THE PROBLEM ::
Leave out the pictures and print only the lines from the one with "Clone this chart in D3.js." through the one with "const rightTicks = [1e-5, 1e-4, 1e-3, 1e-2, 1e-1, 1];", exactly as they are.

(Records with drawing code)
---+---

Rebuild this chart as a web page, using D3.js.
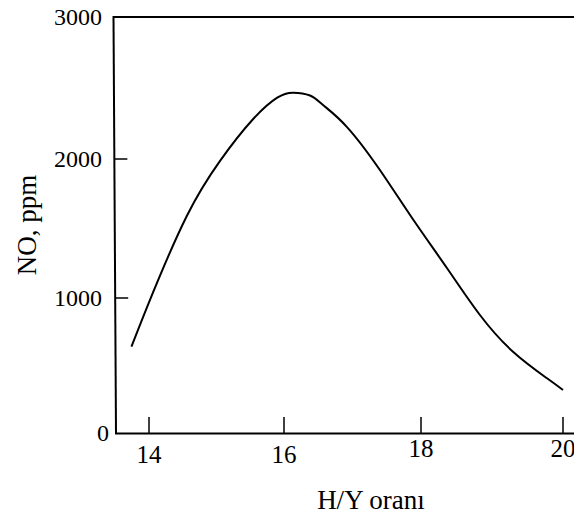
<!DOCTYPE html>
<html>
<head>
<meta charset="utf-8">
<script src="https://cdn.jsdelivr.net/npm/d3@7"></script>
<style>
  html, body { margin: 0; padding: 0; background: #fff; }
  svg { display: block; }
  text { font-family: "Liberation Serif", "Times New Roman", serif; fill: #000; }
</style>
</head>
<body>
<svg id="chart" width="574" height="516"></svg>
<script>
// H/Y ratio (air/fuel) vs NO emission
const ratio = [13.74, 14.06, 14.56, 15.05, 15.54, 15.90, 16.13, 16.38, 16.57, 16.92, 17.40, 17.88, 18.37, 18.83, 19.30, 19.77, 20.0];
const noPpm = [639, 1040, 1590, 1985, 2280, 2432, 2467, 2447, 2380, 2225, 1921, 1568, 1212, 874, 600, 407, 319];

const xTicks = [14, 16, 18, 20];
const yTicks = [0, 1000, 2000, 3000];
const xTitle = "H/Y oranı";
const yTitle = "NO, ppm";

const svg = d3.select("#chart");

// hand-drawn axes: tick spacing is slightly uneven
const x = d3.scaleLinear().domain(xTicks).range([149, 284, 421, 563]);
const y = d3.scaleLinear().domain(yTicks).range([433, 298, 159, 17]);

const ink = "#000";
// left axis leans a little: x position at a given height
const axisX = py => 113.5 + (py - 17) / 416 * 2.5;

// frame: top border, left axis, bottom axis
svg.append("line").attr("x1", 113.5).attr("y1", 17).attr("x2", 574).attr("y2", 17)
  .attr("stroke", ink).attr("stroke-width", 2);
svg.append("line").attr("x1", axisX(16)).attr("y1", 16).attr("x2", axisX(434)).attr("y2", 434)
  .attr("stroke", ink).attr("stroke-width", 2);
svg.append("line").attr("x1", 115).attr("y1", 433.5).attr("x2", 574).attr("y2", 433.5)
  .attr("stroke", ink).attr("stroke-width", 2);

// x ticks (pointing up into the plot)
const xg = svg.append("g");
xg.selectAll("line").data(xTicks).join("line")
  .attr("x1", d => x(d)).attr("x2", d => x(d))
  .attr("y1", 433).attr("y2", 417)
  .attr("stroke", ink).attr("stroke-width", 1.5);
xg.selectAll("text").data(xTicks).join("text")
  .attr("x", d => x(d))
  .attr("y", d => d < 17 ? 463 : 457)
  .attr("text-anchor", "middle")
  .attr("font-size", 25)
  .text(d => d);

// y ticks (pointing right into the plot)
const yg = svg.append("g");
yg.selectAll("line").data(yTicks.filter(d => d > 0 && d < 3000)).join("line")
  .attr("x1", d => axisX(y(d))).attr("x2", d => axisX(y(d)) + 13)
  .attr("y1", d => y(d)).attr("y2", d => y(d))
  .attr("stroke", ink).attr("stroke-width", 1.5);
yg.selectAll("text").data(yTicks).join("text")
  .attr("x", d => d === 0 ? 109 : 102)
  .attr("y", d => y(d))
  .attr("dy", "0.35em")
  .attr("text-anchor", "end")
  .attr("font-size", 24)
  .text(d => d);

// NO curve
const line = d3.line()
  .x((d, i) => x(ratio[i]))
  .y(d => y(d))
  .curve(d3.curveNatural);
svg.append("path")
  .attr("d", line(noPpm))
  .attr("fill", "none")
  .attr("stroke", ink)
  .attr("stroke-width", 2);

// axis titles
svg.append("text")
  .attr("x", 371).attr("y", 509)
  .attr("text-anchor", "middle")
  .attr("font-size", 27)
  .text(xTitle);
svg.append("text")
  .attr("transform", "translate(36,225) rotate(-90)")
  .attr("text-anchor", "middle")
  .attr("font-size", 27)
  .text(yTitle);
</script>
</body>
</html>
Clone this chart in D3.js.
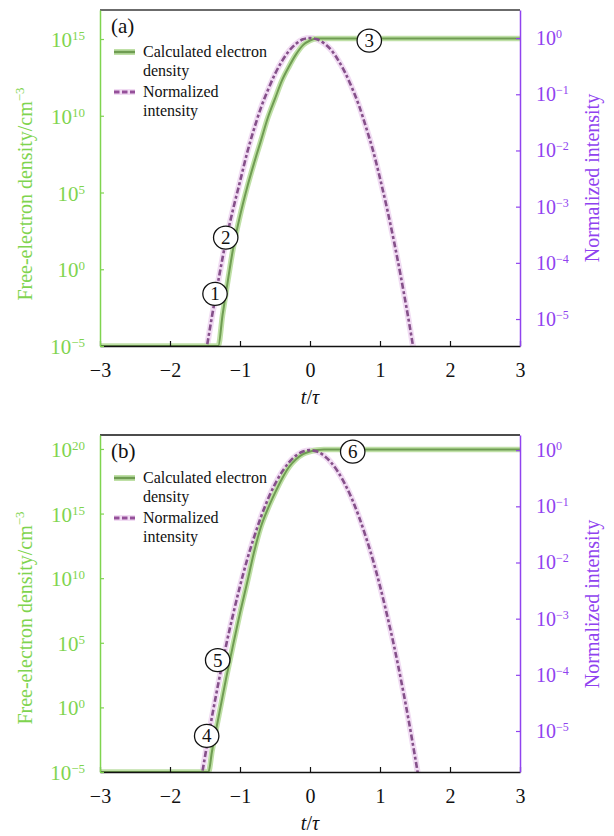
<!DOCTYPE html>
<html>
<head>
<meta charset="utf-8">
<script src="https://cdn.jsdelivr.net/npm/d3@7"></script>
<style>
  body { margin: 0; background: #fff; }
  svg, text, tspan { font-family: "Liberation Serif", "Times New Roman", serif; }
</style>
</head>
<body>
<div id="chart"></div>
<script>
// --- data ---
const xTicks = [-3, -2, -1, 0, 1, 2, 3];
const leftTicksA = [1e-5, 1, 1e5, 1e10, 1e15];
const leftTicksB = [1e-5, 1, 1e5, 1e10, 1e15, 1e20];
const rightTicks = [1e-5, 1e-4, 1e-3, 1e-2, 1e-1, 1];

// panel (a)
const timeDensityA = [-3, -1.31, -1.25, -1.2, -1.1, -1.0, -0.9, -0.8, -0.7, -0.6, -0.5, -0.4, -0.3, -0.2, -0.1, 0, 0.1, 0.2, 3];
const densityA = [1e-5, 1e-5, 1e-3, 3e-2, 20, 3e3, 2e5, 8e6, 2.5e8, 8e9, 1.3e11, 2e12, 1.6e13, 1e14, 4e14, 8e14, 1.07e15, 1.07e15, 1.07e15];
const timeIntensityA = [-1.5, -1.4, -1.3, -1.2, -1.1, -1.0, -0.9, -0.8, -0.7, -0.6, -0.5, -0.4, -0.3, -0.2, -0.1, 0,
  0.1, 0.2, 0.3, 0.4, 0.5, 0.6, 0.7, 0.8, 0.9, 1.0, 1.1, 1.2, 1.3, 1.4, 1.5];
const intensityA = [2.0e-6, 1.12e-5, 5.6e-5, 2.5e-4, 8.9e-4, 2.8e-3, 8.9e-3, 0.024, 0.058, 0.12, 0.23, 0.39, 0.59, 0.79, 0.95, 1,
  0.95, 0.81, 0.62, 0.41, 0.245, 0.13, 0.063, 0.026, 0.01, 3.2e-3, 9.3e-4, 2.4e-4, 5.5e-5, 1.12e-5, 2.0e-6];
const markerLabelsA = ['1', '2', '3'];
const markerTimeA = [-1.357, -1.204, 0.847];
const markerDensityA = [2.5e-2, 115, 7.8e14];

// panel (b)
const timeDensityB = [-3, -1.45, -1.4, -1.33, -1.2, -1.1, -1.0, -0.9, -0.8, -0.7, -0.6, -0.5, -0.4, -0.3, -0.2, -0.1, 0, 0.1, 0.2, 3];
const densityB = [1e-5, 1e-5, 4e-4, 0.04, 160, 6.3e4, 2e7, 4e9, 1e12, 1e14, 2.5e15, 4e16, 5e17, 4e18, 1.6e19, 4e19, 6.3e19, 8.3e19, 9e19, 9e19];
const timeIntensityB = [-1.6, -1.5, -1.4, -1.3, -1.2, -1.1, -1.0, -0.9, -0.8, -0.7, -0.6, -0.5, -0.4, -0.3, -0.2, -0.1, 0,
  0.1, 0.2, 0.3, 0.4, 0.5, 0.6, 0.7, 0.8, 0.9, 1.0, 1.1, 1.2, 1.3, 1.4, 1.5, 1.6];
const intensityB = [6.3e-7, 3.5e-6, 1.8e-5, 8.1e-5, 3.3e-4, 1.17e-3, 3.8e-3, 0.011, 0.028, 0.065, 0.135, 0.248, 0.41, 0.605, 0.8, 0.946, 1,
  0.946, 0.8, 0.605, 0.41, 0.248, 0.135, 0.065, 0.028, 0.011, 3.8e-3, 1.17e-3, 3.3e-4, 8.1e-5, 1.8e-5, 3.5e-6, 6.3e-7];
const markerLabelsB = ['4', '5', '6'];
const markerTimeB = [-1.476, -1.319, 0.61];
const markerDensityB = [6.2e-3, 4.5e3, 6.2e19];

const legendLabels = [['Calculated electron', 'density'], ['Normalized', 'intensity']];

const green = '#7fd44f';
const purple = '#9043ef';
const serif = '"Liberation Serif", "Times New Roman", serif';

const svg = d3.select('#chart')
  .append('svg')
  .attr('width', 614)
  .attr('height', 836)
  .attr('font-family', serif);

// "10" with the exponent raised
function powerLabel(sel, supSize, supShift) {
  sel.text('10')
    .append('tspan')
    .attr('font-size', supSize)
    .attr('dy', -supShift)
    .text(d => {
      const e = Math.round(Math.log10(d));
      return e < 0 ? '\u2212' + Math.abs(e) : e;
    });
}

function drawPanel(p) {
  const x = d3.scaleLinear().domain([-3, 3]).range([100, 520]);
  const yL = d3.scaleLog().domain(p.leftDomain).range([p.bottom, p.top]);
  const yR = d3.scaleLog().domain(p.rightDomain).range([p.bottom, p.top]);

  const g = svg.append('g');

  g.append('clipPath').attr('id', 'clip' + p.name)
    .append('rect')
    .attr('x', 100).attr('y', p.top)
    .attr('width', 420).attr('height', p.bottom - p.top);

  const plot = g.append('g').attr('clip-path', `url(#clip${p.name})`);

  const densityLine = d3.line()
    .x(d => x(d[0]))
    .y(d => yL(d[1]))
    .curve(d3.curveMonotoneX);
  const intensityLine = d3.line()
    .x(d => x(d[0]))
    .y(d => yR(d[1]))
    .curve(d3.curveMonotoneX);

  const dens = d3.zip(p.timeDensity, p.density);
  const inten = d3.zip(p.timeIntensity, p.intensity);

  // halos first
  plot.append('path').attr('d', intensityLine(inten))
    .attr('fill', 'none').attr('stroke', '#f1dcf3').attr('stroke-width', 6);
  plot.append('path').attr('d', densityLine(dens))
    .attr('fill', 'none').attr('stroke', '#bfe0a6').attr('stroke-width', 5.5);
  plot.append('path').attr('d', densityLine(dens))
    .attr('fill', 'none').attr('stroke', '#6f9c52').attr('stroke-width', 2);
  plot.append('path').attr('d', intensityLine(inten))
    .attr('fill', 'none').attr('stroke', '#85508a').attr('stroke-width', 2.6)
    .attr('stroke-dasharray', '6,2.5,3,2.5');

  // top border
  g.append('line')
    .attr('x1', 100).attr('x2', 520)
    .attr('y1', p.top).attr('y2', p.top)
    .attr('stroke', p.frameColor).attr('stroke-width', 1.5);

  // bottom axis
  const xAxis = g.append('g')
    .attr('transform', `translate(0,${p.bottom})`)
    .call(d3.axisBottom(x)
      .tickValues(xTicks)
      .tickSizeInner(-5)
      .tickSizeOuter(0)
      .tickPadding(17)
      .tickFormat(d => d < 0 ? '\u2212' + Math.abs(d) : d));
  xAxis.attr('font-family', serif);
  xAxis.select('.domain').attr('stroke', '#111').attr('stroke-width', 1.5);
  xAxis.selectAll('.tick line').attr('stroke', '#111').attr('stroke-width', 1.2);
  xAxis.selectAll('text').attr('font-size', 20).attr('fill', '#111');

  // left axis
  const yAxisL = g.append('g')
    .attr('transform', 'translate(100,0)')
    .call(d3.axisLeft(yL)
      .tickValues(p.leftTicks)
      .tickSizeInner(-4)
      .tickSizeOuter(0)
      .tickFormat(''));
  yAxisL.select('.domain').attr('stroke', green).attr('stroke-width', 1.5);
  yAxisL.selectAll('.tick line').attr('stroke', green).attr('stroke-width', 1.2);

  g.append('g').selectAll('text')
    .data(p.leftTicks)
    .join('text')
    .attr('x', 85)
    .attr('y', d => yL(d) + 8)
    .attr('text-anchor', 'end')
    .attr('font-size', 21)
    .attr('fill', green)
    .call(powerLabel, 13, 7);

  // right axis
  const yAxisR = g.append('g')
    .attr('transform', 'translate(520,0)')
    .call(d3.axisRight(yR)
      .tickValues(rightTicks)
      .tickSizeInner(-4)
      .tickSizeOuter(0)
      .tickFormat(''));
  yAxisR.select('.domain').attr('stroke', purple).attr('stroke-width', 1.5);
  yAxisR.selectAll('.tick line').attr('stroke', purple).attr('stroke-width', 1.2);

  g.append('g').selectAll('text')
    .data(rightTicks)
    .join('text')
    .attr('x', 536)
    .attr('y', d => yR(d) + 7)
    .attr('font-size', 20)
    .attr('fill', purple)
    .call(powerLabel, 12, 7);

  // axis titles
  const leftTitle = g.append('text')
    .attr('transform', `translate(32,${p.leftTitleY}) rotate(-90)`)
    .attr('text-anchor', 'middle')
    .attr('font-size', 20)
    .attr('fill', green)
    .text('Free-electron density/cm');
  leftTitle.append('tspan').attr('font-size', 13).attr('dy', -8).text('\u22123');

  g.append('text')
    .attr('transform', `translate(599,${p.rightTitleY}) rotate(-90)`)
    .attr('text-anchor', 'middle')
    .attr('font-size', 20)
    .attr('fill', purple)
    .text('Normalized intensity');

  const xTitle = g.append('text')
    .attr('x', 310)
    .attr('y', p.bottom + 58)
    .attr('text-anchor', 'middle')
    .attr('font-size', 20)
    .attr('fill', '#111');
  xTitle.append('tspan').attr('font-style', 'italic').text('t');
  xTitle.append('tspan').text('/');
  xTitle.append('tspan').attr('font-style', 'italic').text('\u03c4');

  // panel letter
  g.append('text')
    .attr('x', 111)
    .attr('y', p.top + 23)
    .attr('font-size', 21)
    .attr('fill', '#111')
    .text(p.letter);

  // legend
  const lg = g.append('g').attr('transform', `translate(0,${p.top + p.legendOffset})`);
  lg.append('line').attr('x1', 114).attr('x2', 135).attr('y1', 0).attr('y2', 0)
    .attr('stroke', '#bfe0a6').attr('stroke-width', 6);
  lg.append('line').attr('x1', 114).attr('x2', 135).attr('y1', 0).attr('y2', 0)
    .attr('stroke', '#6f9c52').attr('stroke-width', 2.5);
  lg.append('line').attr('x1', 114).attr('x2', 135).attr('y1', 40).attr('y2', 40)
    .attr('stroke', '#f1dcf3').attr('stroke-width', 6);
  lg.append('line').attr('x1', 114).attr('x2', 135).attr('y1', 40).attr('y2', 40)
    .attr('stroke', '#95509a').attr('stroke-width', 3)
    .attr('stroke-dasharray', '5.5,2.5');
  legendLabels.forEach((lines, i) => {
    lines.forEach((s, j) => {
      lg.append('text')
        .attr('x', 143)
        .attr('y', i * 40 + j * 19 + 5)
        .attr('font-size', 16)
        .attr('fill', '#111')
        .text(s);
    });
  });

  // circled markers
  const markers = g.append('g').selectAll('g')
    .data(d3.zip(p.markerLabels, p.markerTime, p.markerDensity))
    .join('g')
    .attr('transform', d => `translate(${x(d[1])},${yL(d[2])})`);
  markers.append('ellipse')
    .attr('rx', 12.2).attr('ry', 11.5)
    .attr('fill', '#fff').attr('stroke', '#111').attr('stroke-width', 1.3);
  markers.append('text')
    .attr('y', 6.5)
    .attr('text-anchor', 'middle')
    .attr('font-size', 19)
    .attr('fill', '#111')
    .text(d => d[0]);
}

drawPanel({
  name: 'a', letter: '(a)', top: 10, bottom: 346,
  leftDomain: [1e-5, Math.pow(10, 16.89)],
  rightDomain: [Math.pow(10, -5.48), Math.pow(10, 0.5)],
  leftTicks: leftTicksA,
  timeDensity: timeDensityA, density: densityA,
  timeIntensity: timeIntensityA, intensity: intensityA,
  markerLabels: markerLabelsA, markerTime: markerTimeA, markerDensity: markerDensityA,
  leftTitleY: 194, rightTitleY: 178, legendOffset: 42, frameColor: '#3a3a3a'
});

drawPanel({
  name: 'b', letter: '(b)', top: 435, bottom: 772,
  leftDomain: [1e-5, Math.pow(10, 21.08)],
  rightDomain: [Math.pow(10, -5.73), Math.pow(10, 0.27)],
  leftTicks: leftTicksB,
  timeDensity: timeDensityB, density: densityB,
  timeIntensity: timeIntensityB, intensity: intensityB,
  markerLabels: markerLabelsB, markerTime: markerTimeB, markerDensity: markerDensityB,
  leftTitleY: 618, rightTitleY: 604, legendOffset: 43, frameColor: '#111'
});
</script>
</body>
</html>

---+---

ANSWER FOR THE TASK ::
Clone this chart in D3.js.
<!DOCTYPE html>
<html>
<head>
<meta charset="utf-8">
<script src="https://cdn.jsdelivr.net/npm/d3@7"></script>
<style>
  body { margin: 0; background: #fff; }
  svg, text, tspan { font-family: "Liberation Serif", "Times New Roman", serif; }
</style>
</head>
<body>
<div id="chart"></div>
<script>
// --- data ---
const xTicks = [-3, -2, -1, 0, 1, 2, 3];
const leftTicksA = [1e-5, 1, 1e5, 1e10, 1e15];
const leftTicksB = [1e-5, 1, 1e5, 1e10, 1e15, 1e20];
const rightTicks = [1e-5, 1e-4, 1e-3, 1e-2, 1e-1, 1];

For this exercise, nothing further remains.